= Exercise aim =
Will you repeat only the lines from the one with "Convert this chart" through the one with "import * as echarts from 'echarts';", both included, leaving every picture out?

[start of Dataset rows]

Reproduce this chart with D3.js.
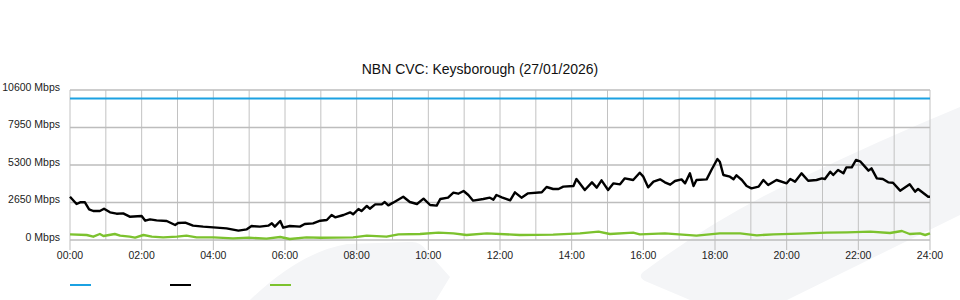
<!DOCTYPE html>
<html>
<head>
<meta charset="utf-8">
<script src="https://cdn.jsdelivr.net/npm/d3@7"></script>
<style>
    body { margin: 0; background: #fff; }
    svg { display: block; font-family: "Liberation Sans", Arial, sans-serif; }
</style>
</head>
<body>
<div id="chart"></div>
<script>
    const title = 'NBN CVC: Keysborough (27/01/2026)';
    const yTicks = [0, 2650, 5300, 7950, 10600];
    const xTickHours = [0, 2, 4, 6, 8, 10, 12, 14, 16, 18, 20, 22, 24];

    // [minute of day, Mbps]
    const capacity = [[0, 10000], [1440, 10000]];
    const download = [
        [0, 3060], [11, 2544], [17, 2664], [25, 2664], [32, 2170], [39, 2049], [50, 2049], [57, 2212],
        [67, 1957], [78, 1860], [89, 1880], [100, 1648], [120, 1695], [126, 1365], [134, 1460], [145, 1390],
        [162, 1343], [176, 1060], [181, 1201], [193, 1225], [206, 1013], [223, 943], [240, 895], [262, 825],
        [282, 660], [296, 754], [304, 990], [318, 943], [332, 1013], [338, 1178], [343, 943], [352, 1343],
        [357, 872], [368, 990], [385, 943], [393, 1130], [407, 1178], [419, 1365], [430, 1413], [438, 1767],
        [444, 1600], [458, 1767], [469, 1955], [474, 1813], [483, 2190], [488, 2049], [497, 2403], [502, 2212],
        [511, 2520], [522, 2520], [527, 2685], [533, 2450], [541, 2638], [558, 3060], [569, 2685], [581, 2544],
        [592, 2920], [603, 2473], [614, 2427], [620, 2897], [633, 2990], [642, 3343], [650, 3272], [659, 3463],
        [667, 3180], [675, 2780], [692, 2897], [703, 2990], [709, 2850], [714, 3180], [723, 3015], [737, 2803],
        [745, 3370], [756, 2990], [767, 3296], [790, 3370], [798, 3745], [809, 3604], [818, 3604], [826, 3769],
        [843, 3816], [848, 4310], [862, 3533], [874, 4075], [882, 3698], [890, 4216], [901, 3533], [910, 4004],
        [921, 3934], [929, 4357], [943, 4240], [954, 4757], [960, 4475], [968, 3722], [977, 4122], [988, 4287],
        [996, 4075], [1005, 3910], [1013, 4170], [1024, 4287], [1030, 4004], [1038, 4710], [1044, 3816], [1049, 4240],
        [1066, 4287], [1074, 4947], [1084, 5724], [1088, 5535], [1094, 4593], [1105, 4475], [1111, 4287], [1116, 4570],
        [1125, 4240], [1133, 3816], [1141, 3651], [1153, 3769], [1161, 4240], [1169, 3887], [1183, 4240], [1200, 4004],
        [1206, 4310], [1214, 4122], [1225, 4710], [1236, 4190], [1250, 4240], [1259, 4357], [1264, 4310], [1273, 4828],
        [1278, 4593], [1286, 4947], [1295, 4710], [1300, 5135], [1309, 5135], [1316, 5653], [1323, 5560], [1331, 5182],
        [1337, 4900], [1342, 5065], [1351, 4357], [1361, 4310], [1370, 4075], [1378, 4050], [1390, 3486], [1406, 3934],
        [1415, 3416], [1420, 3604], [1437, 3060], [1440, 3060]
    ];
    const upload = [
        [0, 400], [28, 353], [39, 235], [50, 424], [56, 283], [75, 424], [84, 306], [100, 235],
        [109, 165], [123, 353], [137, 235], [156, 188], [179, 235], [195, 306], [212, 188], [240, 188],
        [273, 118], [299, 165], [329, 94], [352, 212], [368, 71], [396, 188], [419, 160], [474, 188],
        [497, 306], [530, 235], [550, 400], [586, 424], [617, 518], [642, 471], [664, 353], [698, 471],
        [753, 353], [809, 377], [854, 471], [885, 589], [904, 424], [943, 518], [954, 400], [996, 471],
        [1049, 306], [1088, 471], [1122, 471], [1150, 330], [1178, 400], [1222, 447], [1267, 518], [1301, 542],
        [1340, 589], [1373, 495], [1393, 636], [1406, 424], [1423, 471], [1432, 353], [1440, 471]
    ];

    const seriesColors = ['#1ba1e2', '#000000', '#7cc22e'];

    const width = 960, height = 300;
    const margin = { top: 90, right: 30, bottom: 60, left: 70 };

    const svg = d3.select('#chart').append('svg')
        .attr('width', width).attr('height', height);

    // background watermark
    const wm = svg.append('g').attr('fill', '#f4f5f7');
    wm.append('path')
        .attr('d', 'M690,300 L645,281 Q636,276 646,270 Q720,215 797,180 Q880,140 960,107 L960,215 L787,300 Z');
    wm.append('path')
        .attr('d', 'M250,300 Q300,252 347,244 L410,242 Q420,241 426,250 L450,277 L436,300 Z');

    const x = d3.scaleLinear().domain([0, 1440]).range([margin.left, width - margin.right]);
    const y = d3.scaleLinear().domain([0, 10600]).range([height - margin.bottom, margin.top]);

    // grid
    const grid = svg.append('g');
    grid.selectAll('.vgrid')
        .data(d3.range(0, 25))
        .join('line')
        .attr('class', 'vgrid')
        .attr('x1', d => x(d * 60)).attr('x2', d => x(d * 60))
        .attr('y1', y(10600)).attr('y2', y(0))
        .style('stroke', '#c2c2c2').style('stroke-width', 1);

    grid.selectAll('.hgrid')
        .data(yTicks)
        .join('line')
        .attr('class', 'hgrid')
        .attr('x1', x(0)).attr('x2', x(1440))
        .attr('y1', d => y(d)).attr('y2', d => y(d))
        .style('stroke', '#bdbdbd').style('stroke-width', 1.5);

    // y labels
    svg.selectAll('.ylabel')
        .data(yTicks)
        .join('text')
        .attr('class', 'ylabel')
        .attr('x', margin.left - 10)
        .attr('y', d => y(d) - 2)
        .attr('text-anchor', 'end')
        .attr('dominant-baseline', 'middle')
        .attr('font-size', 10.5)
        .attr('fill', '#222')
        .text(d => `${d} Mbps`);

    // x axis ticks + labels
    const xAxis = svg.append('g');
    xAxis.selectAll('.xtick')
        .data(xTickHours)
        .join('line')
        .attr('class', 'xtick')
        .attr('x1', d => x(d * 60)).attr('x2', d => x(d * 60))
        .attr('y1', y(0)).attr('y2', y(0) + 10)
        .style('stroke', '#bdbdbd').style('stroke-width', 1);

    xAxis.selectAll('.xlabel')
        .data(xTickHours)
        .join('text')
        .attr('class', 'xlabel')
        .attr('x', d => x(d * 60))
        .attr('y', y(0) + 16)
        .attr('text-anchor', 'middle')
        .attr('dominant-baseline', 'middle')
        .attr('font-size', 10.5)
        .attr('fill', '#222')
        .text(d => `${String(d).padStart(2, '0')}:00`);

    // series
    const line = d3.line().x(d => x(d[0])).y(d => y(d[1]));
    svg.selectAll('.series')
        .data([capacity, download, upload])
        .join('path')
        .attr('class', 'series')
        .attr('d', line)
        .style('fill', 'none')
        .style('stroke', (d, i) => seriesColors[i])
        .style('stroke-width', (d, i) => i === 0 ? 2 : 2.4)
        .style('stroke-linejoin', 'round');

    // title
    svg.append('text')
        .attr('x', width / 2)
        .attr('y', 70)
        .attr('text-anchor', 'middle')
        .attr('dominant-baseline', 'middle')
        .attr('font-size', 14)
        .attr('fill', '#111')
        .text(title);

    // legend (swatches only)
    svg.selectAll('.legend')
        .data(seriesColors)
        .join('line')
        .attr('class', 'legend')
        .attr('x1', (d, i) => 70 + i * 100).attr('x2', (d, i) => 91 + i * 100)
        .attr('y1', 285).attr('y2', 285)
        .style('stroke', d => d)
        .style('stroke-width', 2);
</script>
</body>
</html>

[end of Dataset rows]
[start of Dataset rows]

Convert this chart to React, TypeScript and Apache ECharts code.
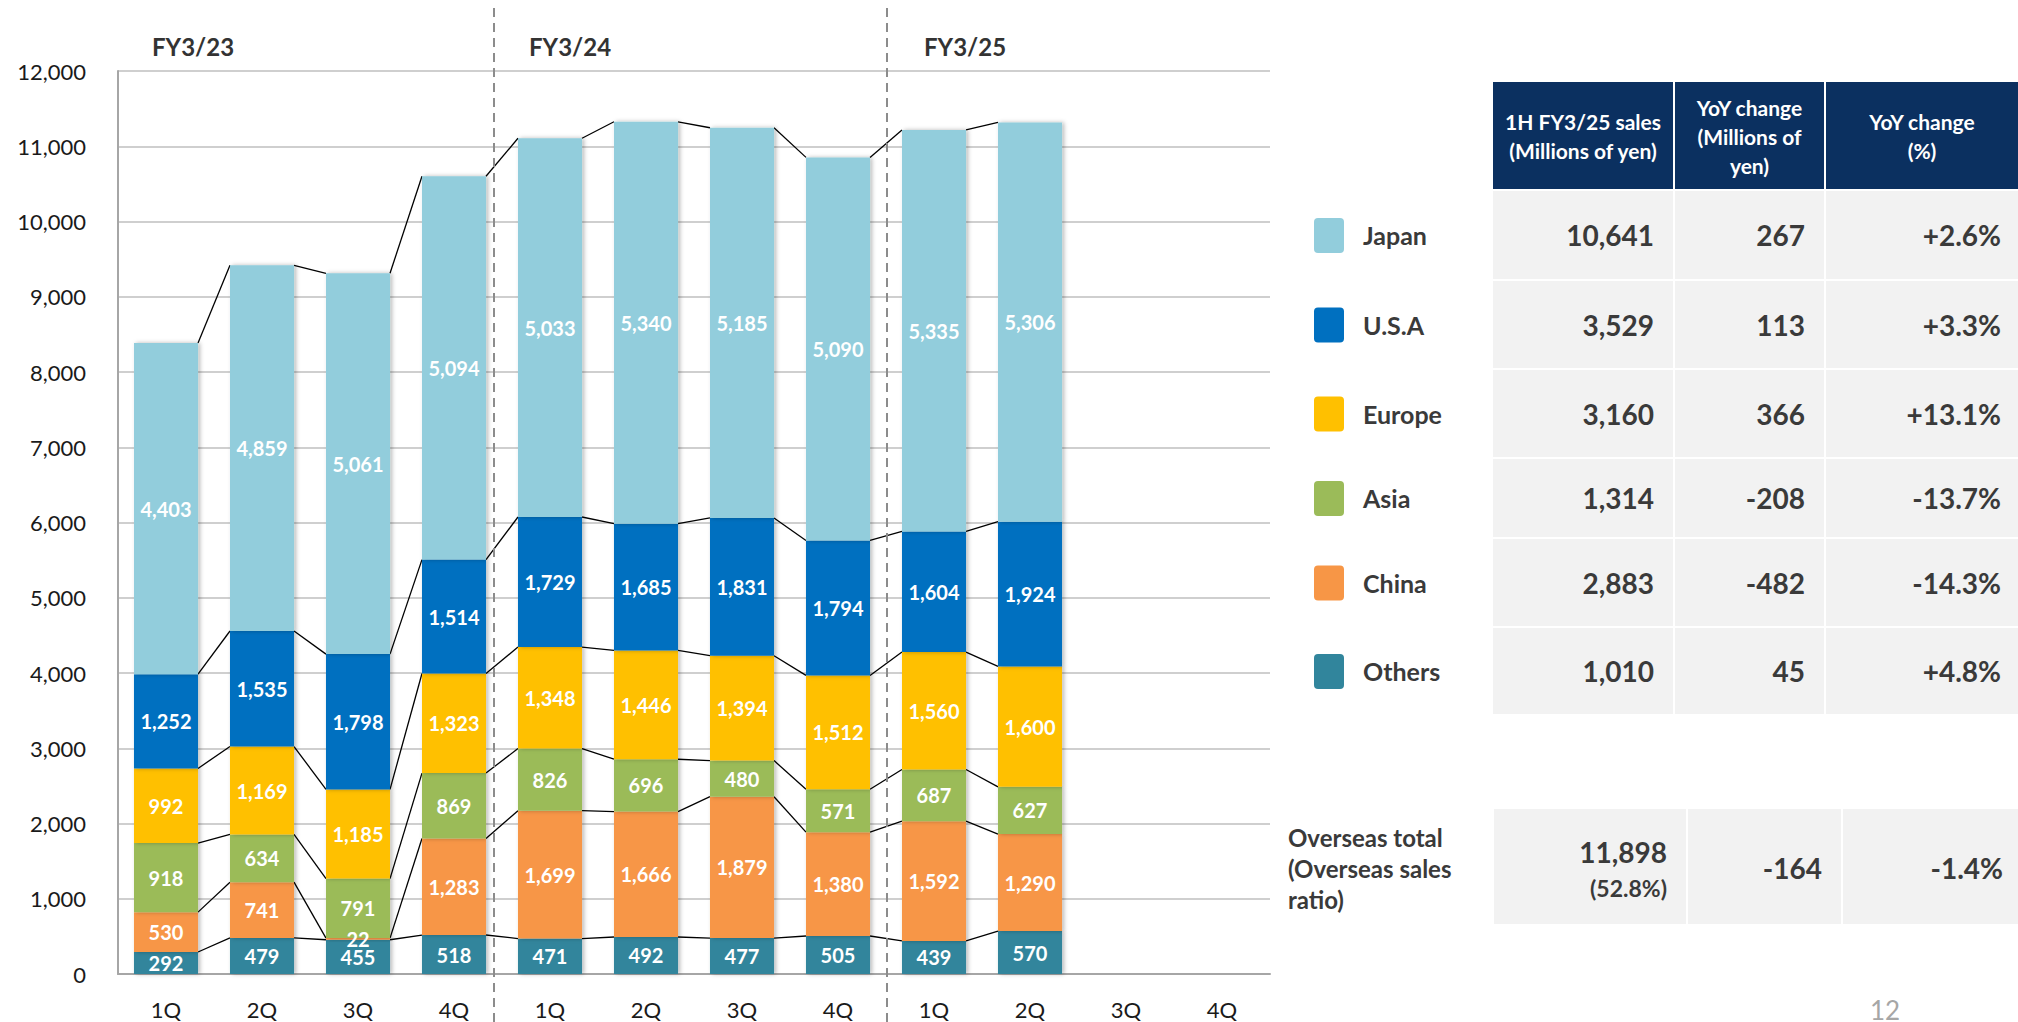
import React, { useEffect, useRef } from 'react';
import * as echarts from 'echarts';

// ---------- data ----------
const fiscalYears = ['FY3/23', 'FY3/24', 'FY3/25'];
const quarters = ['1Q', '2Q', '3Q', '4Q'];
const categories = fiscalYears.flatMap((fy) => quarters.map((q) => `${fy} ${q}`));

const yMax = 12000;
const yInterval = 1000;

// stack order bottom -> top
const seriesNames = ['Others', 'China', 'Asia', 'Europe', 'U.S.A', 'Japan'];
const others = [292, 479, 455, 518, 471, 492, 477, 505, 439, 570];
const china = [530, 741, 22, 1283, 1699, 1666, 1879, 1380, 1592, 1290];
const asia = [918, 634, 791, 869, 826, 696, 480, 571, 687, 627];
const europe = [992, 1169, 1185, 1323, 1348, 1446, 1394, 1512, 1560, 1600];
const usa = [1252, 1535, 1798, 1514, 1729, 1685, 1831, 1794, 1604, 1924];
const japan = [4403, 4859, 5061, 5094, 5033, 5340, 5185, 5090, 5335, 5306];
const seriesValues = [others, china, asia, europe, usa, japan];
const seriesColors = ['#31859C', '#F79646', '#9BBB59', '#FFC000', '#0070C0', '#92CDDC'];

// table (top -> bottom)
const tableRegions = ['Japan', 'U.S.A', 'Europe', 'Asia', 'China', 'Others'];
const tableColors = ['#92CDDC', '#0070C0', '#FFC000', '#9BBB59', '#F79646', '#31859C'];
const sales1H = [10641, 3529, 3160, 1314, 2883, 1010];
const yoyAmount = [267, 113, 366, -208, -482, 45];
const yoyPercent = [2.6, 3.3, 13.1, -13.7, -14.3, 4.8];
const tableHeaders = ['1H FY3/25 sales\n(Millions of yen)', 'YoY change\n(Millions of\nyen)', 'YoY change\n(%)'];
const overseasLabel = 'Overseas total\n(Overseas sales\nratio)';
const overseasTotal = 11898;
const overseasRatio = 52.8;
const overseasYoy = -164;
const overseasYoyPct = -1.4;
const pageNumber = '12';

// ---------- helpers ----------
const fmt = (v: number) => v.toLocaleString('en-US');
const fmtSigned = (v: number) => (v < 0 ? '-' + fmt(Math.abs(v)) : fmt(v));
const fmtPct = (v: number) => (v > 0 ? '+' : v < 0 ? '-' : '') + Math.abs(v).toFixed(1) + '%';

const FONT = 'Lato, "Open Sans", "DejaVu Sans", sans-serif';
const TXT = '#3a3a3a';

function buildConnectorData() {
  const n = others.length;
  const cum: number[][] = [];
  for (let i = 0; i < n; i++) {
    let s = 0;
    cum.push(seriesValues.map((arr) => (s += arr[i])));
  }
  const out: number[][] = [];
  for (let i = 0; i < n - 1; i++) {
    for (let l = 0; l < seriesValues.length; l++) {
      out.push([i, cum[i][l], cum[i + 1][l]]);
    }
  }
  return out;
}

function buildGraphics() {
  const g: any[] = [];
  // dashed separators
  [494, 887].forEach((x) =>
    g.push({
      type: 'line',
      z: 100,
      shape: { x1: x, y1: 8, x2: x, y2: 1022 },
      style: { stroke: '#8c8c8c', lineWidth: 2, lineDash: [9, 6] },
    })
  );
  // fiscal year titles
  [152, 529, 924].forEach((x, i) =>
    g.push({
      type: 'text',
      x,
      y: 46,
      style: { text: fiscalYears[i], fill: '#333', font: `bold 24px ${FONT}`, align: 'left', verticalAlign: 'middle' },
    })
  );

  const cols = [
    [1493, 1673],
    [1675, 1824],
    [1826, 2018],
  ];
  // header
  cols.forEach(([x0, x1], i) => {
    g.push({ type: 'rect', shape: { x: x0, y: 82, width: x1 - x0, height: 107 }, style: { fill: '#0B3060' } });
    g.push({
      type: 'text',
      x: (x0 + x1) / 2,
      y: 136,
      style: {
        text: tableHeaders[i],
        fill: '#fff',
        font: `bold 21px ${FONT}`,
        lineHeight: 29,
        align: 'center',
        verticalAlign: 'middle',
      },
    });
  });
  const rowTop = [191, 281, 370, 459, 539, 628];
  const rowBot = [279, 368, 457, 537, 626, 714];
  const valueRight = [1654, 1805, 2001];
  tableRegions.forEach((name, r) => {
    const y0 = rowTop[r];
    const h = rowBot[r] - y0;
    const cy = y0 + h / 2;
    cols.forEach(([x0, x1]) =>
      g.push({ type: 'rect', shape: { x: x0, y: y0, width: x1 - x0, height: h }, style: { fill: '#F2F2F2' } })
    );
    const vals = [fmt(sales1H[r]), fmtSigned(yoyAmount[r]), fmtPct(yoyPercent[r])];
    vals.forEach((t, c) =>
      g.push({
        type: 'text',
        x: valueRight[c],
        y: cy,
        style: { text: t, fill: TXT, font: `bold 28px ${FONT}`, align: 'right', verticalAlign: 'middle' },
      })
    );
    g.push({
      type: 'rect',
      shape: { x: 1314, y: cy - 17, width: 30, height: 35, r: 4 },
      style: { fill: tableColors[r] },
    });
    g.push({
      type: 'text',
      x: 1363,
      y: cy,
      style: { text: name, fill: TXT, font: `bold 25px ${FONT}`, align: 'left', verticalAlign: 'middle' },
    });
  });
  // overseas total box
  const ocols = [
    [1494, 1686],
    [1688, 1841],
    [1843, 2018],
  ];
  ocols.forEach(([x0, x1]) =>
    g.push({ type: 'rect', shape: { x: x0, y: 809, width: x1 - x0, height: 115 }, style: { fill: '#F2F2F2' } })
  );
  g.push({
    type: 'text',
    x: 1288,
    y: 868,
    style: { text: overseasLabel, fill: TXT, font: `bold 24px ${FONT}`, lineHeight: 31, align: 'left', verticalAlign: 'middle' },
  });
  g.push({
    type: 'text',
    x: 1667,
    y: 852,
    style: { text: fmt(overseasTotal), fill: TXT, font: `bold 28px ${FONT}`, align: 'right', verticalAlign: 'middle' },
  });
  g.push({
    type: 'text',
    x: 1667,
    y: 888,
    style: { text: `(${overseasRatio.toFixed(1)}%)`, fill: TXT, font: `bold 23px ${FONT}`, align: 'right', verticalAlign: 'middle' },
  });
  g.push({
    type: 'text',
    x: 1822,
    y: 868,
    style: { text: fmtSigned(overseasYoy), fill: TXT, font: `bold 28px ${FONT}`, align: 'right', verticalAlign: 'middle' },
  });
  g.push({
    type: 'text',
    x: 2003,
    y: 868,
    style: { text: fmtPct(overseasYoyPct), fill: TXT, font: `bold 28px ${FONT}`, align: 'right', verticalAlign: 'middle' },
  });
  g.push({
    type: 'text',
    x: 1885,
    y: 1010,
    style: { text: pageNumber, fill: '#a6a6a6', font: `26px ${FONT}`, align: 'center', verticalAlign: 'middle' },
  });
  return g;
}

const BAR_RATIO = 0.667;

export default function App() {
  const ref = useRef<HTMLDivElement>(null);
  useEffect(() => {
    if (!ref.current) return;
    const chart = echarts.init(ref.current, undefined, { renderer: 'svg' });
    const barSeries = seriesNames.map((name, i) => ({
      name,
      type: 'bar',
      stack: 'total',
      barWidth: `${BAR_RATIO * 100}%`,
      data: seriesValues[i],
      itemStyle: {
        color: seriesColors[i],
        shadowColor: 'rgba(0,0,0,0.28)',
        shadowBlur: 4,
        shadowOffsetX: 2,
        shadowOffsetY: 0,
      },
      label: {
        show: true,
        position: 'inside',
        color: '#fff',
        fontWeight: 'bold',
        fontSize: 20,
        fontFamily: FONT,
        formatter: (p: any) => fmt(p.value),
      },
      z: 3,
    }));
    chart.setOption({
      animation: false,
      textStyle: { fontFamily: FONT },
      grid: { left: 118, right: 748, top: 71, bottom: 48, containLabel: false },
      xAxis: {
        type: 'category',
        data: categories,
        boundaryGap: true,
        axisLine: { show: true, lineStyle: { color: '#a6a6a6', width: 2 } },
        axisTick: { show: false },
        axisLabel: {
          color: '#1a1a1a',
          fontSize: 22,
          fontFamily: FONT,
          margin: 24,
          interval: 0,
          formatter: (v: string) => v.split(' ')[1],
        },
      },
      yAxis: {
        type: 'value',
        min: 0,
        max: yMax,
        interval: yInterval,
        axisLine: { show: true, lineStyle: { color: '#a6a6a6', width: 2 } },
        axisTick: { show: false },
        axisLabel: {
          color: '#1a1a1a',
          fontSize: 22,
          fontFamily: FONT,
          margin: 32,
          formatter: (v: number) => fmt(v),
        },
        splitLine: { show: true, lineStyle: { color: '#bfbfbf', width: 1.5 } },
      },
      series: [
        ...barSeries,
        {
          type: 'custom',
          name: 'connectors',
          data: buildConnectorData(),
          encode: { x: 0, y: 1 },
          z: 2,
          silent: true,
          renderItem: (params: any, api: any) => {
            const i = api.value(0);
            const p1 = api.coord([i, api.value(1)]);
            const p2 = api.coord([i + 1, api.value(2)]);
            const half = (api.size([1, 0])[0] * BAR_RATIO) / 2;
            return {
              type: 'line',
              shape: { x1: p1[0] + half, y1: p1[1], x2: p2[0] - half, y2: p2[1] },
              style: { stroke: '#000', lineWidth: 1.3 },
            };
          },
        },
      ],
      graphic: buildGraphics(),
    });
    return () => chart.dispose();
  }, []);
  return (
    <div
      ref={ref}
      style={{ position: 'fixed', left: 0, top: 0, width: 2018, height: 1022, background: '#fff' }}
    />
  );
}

[end of Dataset rows]

= Worked solution =
Convert this chart to React, TypeScript and Apache ECharts code.
import React, { useEffect, useRef } from 'react';
import * as echarts from 'echarts';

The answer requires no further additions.